Differences between generations carry very real and important implications for how companies engage with their employees and customers
Cultural rifts between age groups can result in everything from mild misunderstandings to wild polarizations. In rare cases, they can even cause dramatic societal upheaval.
But articulating exactly what those differences are – and how broadly they are shared globally – remains a challenge. The attitudes and values of Millennials, Gen X-ers and Baby Boomers can vary enormously by country, with significant subdivisions within each – distinctions made even more complicated by rapidly changing technology. To effectively reach all of these groups requires nuanced study and an equally detailed strategy.
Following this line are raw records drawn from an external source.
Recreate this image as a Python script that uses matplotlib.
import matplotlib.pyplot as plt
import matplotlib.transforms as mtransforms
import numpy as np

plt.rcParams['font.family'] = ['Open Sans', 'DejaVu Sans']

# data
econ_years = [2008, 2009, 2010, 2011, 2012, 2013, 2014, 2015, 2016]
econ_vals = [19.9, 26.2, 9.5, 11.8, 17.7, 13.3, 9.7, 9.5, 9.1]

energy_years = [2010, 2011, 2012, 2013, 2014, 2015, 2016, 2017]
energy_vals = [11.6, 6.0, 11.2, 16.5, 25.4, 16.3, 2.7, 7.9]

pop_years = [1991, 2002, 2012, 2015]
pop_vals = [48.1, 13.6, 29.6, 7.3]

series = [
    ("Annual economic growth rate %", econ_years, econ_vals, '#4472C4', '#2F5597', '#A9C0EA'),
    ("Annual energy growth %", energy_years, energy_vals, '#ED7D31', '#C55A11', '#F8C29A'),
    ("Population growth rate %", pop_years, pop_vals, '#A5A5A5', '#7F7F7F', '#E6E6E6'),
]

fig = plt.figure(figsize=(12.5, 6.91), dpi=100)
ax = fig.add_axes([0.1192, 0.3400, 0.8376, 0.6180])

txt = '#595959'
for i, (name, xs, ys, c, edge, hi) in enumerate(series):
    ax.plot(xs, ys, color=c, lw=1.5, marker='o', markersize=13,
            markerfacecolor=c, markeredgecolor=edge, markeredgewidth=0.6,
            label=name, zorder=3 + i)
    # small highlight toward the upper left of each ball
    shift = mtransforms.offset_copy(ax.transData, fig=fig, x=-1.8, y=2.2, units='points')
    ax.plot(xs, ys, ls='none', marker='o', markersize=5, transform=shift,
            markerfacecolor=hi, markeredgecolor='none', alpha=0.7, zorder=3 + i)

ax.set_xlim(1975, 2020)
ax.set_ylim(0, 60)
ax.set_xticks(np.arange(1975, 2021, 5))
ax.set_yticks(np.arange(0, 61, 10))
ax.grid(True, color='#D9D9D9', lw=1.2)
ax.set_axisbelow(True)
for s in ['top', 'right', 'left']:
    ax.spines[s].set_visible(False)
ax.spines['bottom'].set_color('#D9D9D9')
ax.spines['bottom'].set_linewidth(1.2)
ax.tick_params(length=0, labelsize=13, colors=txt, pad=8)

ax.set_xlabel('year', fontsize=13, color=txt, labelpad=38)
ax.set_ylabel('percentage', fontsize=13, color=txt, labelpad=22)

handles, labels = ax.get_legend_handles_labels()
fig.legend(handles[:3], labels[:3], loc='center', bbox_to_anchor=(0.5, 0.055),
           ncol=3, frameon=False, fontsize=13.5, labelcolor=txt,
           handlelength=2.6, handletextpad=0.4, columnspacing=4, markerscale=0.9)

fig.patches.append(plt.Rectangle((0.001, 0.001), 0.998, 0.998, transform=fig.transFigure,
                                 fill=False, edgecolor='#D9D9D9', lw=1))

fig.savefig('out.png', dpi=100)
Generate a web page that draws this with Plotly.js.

This issue of the Brunswick Review builds on research we’ve undertaken to shed light on all of these intricacies. Brunswick Insight’s global survey of more than 42,000 people across 26 countries reveals many of the gaps between and within generations and points to ways to build bridges. The articles here outline the most challenging problems those gaps pose for corporate leaders today, as described by those leaders themselves and by the men and women who advise them.
Perhaps most impressive is the level of optimism that emerges out of this discussion. Millennials are helping to drive a greater role for business in society and more companies are building social purpose into their business models. Older generations are expressing concern for the financial future of the young and do not see enough change happening in society and government. And all generations are looking to business for leadership in creating a better world.